The FBI seized 11 boxes of documents in the raid and the Department of Justice claimed many of them were classified documents that could come under the purview of the Espionage Act.

Trump could face criminal charges vis-a-vis classified docs
Former President Donald Trump

WASHINGTON: Former President Donald Trump's legal team has acknowledged that he could face criminal charges vis-a-vis the "classified documents" seized by the FBI during the August 8 search of the Mar-a-Lago residence in Florida.

The FBI seized 11 boxes of documents in the raid and the Department of Justice claimed many of them were classified documents that could come under the purview of the Espionage Act.

Trump denied any wrong-doing saying he had declassified all documents that he took home but legal experts had questioned the validity of such a claim including his own White House staff saying there was no such communication and that the authority to declassify any secret document lay with the intelligence authorities.

In a filing late Monday evening, Trump's team told the special master that it is hesitant to provide specifics on what may have been declassified because the issue may become a defence against future criminal charges, media reports said.

If they were forced to disclose this specific declassification evidence, "the Special Master process will have forced the plaintiff to fully and specifically disclose a defense to the merits of any subsequent indictment without such a requirement being evident in the District Court's order".

The Justice Department has made it clear that the Mar-a-Lago saga is a serious criminal investigation, and Trump's team seems to be seriously contemplating the possibility of the former President's possible indictment. It is not yet known if the Justice Department will pursue criminal charges against Trump, although former Attorney General William Barr has said the evidence seems to be trending in that direction.

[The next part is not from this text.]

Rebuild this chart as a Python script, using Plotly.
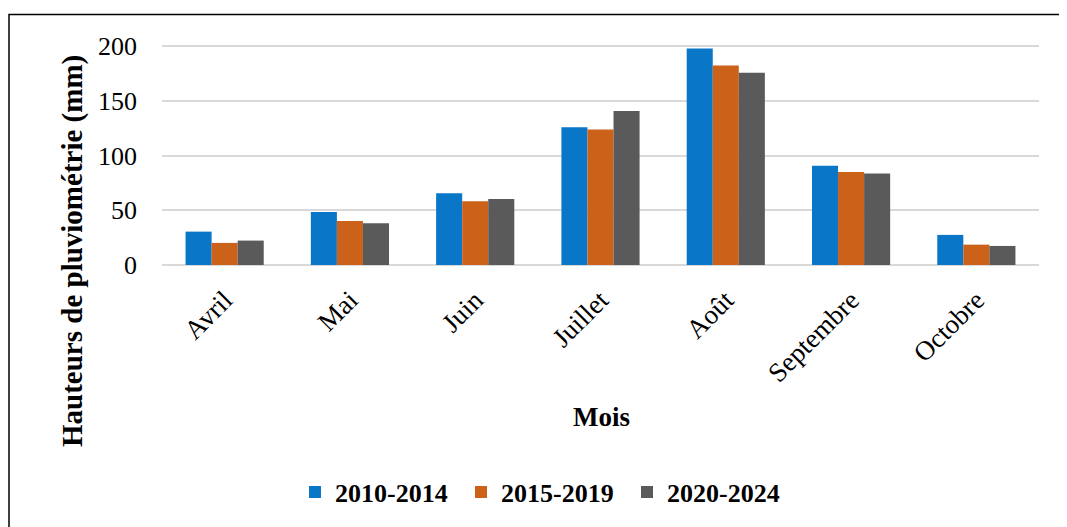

It was revealed in unsealed court filings that Trump is being investigated under the Espionage Act as well related to laws regarding obstruction of justice. The ability of the FBI to use the records seized from Mar-a-Lago in its criminal investigation was halted by a federal judge as a special master was appointed, the reports said.

Trump and some of his allies have claimed in public numerous times that he declassified all of the documents that had been at his Florida resort home of Mar-a-Lago before it was raided by the FBI in August, but those declassification arguments have not made it into Trump's court filings.

"The draft plan requires that the Plaintiff disclose specific information regarding declassification to the court and to the government," Trump's lawyers said Monday. "We respectfully submit that the time and place for affidavits or declarations would be in connection with a Rule 41 motion that specifically alleges declassification as a component of its argument for return of property." Rule 41 relates to motions seeking to have cases dismissed.

Florida Judge Aileen Cannon, a Trump appointee, named the special master suggested by the former President. Cannon said she did not find it appropriate simply to accept DOJ's claims that the 100 records with classification markings on them seized by the FBI are, in fact, classified government documents, and she ruled that the special master should prioritise reviewing that narrow batch to see if the records are indeed classified.

The Justice Department, for its part, has pointed out in court filings that, despite Trump's public claims about declassification, his lawyers have not specifically made the declassification claims in federal court, the reports said.

Special Master in Trump's documents case Judge Raymond Dearie, who notably signed off on the final FISA warrant against Trump campaign associate Carter Page when he was a Foreign Intelligence Surveillance Court judge, currently serves in the Eastern District of New York, and both Trump's team and the Justice Department referenced a "Draft Plan" that Dearie had provided them ahead of a Tuesday afternoon hearing at his Brooklyn federal courtroom.

The Justice Department told Dearie on Monday that it had applied for a stay to the 11th Circuit's Court of Appeals and that if the appeals court stays Cannon's ruling on documents with classification markings, then Dearie will not review those documents, but if the circuit court does not stay that ruling, then "the government will propose a way forward".